She sighs. “Jake, I can’t just—”

“You can. I don’t want this stuff watching me, or my family. Get rid of it.”

I turn on my heel and leave.

When I get back to my room, Myk’s in the doorway, staring in. “God. What did you
do
in here?”

I laugh. I feel giddy, getting those things out of here. “Spring cleaning.”

“In February? And it doesn’t look like you cleaned anything. It looks like you took a blender to it.”

“You want me to come clean yours? I’d be happy to do the same treatment…”

“No, thank you.” She sticks her head in again, eyes wide. “I’m getting out of here before you ask me to help you pick this up.”

I frown. “Where are you going?”

“I do have friends, Jake.”

I look at her.

“Fine. I’m going to Stephanie’s house, okay? Her mom is coming to pick me up, so you don’t have to do anything. I’ll be back after dinner.”

Myk’s got the Lukin independent streak. Well, we all do.

“Take your cell phone,” I say. “Call me if you need me. Answer if I call.”

She salutes—smart-ass, also classic Lukin—and takes off down the hall.

And I realize that I have an afternoon and evening here alone with Ana before Mom gets home.

I take out my phone to text Chris, and see it’s still off. I turned it off when Dedushka told me to, and never turned it on again. I fire it up and find two missed calls, six messages. Two from Chris, and the rest from Rachel.

Hey, when are you coming?

Where are u?

You did say you were coming, right? Chris tried to call you.

And last, looking out of place in its happy green bubble:

I guess you think this is all a big joke.

Crap. Crap, crap, and more crap.

Once again the whole spy thing is getting in the way of real life. How do I fix this?

I need to talk to Chris. I send him a quick message:

Sorry about the party.
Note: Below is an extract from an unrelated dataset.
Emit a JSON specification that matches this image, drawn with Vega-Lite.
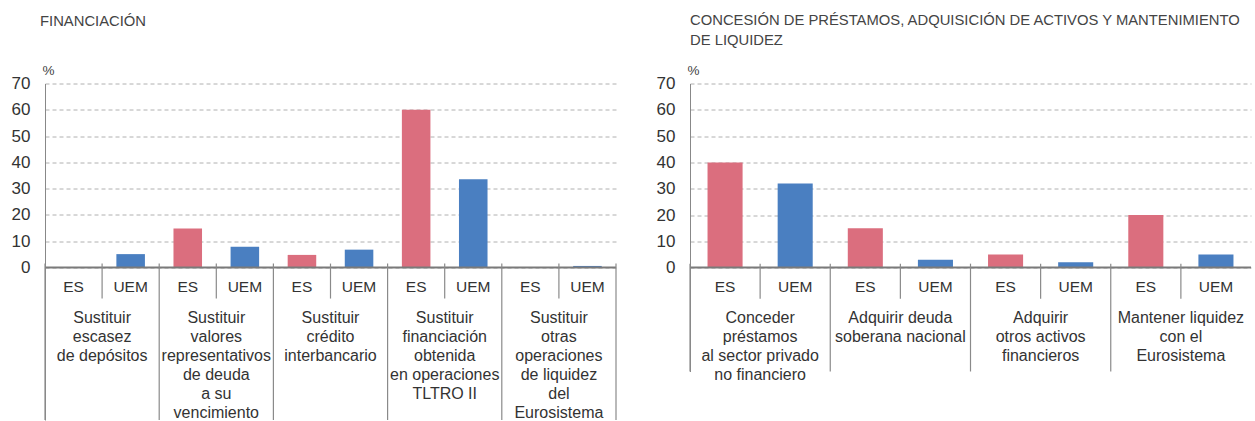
{
  "$schema": "https://vega.github.io/schema/vega-lite/v6.json",
  "padding": {"left": 11, "top": 12.5, "right": 0, "bottom": 0},
  "spacing": 39,
  "config": {
    "view": {"stroke": null},
    "font": "Liberation Sans",
    "text": {"color": "#333333"}
  },
  "datasets": {
    "fin": [
      {"slot": "1-ES", "kind": "ES", "value": 0, "label": "Sustituir\nescasez\nde depósitos"},
      {"slot": "1-UEM", "kind": "UEM", "value": 5.1, "label": "Sustituir\nescasez\nde depósitos"},
      {"slot": "2-ES", "kind": "ES", "value": 14.8, "label": "Sustituir\nvalores\nrepresentativos\nde deuda\na su\nvencimiento"},
      {"slot": "2-UEM", "kind": "UEM", "value": 7.9, "label": "Sustituir\nvalores\nrepresentativos\nde deuda\na su\nvencimiento"},
      {"slot": "3-ES", "kind": "ES", "value": 4.8, "label": "Sustituir\ncrédito\ninterbancario"},
      {"slot": "3-UEM", "kind": "UEM", "value": 6.8, "label": "Sustituir\ncrédito\ninterbancario"},
      {"slot": "4-ES", "kind": "ES", "value": 60, "label": "Sustituir\nfinanciación\nobtenida\nen operaciones\nTLTRO II"},
      {"slot": "4-UEM", "kind": "UEM", "value": 33.6, "label": "Sustituir\nfinanciación\nobtenida\nen operaciones\nTLTRO II"},
      {"slot": "5-ES", "kind": "ES", "value": 0, "label": "Sustituir\notras\noperaciones\nde liquidez\ndel\nEurosistema"},
      {"slot": "5-UEM", "kind": "UEM", "value": 0.6, "label": "Sustituir\notras\noperaciones\nde liquidez\ndel\nEurosistema"}
    ],
    "conc": [
      {"slot": "1-ES", "kind": "ES", "value": 40, "label": "Conceder\npréstamos\nal sector privado\nno financiero"},
      {"slot": "1-UEM", "kind": "UEM", "value": 32, "label": "Conceder\npréstamos\nal sector privado\nno financiero"},
      {"slot": "2-ES", "kind": "ES", "value": 15, "label": "Adquirir deuda\nsoberana nacional"},
      {"slot": "2-UEM", "kind": "UEM", "value": 3, "label": "Adquirir deuda\nsoberana nacional"},
      {"slot": "3-ES", "kind": "ES", "value": 5, "label": "Adquirir\notros activos\nfinancieros"},
      {"slot": "3-UEM", "kind": "UEM", "value": 2, "label": "Adquirir\notros activos\nfinancieros"},
      {"slot": "4-ES", "kind": "ES", "value": 20, "label": "Mantener liquidez\ncon el\nEurosistema"},
      {"slot": "4-UEM", "kind": "UEM", "value": 5, "label": "Mantener liquidez\ncon el\nEurosistema"}
    ]
  },
  "hconcat": [
    {
      "width": 571,
      "height": 336.5,
      "title": {"text": "FINANCIACIÓN", "anchor": "start", "frame": "group", "dx": -5, "dy": -19, "fontSize": 14.8, "fontWeight": "normal", "color": "#444444", "offset": 16},
      "data": {"name": "fin"},
      "layer": [
        {
          "mark": {"type": "bar", "width": {"band": 0.5}},
          "encoding": {
            "x": {"field": "slot", "type": "nominal", "scale": {"paddingInner": 0, "paddingOuter": 0}, "axis": null},
            "y": {"field": "value", "type": "quantitative",
              "scale": {"domain": [-58, 70], "nice": false, "zero": false},
              "axis": {"values": [0, 10, 20, 30, 40, 50, 60, 70], "title": "%", "titleAngle": 0, "titleAlign": "left", "titleBaseline": "middle", "titleX": -3, "titleY": -13, "titleFontSize": 13.5, "titleFontWeight": "normal", "titleColor": "#444444", "labelFontSize": 17, "labelColor": "#333333", "labelPadding": 15, "ticks": false, "domainColor": "#888888", "grid": true, "gridColor": "#b0b0b0", "gridDash": [4, 3]}},
            "color": {"field": "kind", "type": "nominal", "scale": {"domain": ["ES", "UEM"], "range": ["#db6e7e", "#4a7fc1"]}, "legend": null}
          }
        },
        {
          "transform": [{"filter": "datum.slot == '1-ES'"}],
          "mark": {"type": "rule", "color": "#7a7a7a", "strokeWidth": 2},
          "encoding": {"y": {"datum": 0, "type": "quantitative"}}
        },
        {
          "transform": [{"filter": "datum.kind == 'UEM'"}],
          "mark": {"type": "rule", "color": "#8a8a8a", "strokeWidth": 1.2},
          "encoding": {
            "x": {"field": "slot", "type": "nominal", "bandPosition": 0},
            "y": {"datum": 1.5, "type": "quantitative"},
            "y2": {"datum": -11.8}
          }
        },
        {
          "transform": [{"filter": "datum.kind == 'ES'"}],
          "mark": {"type": "rule", "color": "#8a8a8a", "strokeWidth": 1.2},
          "encoding": {
            "x": {"field": "slot", "type": "nominal", "bandPosition": 0},
            "y": {"datum": 1.5, "type": "quantitative"},
            "y2": {"datum": -58}
          }
        },
        {
          "transform": [{"filter": "datum.slot == '5-UEM'"}],
          "mark": {"type": "rule", "color": "#8a8a8a", "strokeWidth": 1.2},
          "encoding": {
            "x": {"field": "slot", "type": "nominal", "bandPosition": 1},
            "y": {"datum": 1.5, "type": "quantitative"},
            "y2": {"datum": -58}
          }
        },
        {
          "mark": {"type": "text", "fontSize": 15.5, "baseline": "middle", "align": "center"},
          "encoding": {
            "x": {"field": "slot", "type": "nominal"},
            "y": {"datum": -7.4, "type": "quantitative"},
            "text": {"field": "kind"}
          }
        },
        {
          "transform": [{"filter": "datum.kind == 'UEM'"}],
          "mark": {"type": "text", "fontSize": 16, "baseline": "top", "align": "center", "lineBreak": "\n", "lineHeight": 19},
          "encoding": {
            "x": {"field": "slot", "type": "nominal", "bandPosition": 0},
            "y": {"datum": -16.3, "type": "quantitative"},
            "text": {"field": "label"}
          }
        }
      ]
    },
    {
      "width": 561,
      "height": 288,
      "title": {"text": ["CONCESIÓN DE PRÉSTAMOS, ADQUISICIÓN DE ACTIVOS Y MANTENIMIENTO", "DE LIQUIDEZ"], "anchor": "start", "frame": "group", "dx": 0, "fontSize": 14.8, "fontWeight": "normal", "color": "#444444", "offset": 16, "lineHeight": 19.5},
      "data": {"name": "conc"},
      "layer": [
        {
          "mark": {"type": "bar", "width": {"band": 0.5}},
          "encoding": {
            "x": {"field": "slot", "type": "nominal", "scale": {"paddingInner": 0, "paddingOuter": 0}, "axis": null},
            "y": {"field": "value", "type": "quantitative",
              "scale": {"domain": [-39.5, 70], "nice": false, "zero": false},
              "axis": {"values": [0, 10, 20, 30, 40, 50, 60, 70], "title": "%", "titleAngle": 0, "titleAlign": "left", "titleBaseline": "middle", "titleX": -3, "titleY": -13, "titleFontSize": 13.5, "titleFontWeight": "normal", "titleColor": "#444444", "labelFontSize": 17, "labelColor": "#333333", "labelPadding": 15, "ticks": false, "domainColor": "#888888", "grid": true, "gridColor": "#b0b0b0", "gridDash": [4, 3]}},
            "color": {"field": "kind", "type": "nominal", "scale": {"domain": ["ES", "UEM"], "range": ["#db6e7e", "#4a7fc1"]}, "legend": null}
          }
        },
        {
          "transform": [{"filter": "datum.slot == '1-ES'"}],
          "mark": {"type": "rule", "color": "#7a7a7a", "strokeWidth": 2},
          "encoding": {"y": {"datum": 0, "type": "quantitative"}}
        },
        {
          "transform": [{"filter": "datum.kind == 'UEM'"}],
          "mark": {"type": "rule", "color": "#8a8a8a", "strokeWidth": 1.2},
          "encoding": {
            "x": {"field": "slot", "type": "nominal", "bandPosition": 0},
            "y": {"datum": 1.5, "type": "quantitative"},
            "y2": {"datum": -11.8}
          }
        },
        {
          "transform": [{"filter": "datum.kind == 'ES'"}],
          "mark": {"type": "rule", "color": "#8a8a8a", "strokeWidth": 1.2},
          "encoding": {
            "x": {"field": "slot", "type": "nominal", "bandPosition": 0},
            "y": {"datum": 1.5, "type": "quantitative"},
            "y2": {"datum": -39.5}
          }
        },
        {
          "mark": {"type": "text", "fontSize": 15.5, "baseline": "middle", "align": "center"},
          "encoding": {
            "x": {"field": "slot", "type": "nominal"},
            "y": {"datum": -7.4, "type": "quantitative"},
            "text": {"field": "kind"}
          }
        },
        {
          "transform": [{"filter": "datum.kind == 'UEM'"}],
          "mark": {"type": "text", "fontSize": 16, "baseline": "top", "align": "center", "lineBreak": "\n", "lineHeight": 19},
          "encoding": {
            "x": {"field": "slot", "type": "nominal", "bandPosition": 0},
            "y": {"datum": -16.3, "type": "quantitative"},
            "text": {"field": "label"}
          }
        }
      ]
    }
  ]
}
Will explain. Want to come over and play COD Black Ops?

Two minutes later:

Hell yes. Perfect for hangover. Also can get my dragon on. See you in half an hour.

I relax. He’ll help.
That
is exactly what I need.

*   *   *

We’re doing split screen on the stadium map in
Call of Duty,
running and gunning through a deserted hockey rink. At first it felt strange—with the guns and threats and bomb tunnels lately in real life—but after a few minutes it’s just me and Chris playing, like always. We don’t even talk about anything but the game for a while.

Then Chris camps behind a Zamboni for a minute, and glances at me. “What the hell happened to you last night, anyway? You didn’t answer any texts.”

I thought of what to say. I dive around a corner and take out a sniper. “Couldn’t. Was in the emergency room.”

Perfect excuse. I am getting way better at this.


What
? What happened?” He comes out from his camp and runs through the empty seats, checking for snipers.

I shrug. Pull myself up a ledge, duck down again when somebody shoots at me. “Shit! Um … Myk was puking. A lot. She’s fine now, though. Off at a friend’s, even. But I couldn’t use the cell in the hospital.”

It feels
wrong
to use Myk as an excuse like that. But it works: why I wasn’t there, why I couldn’t call. And puking—nobody wants to know more about puking.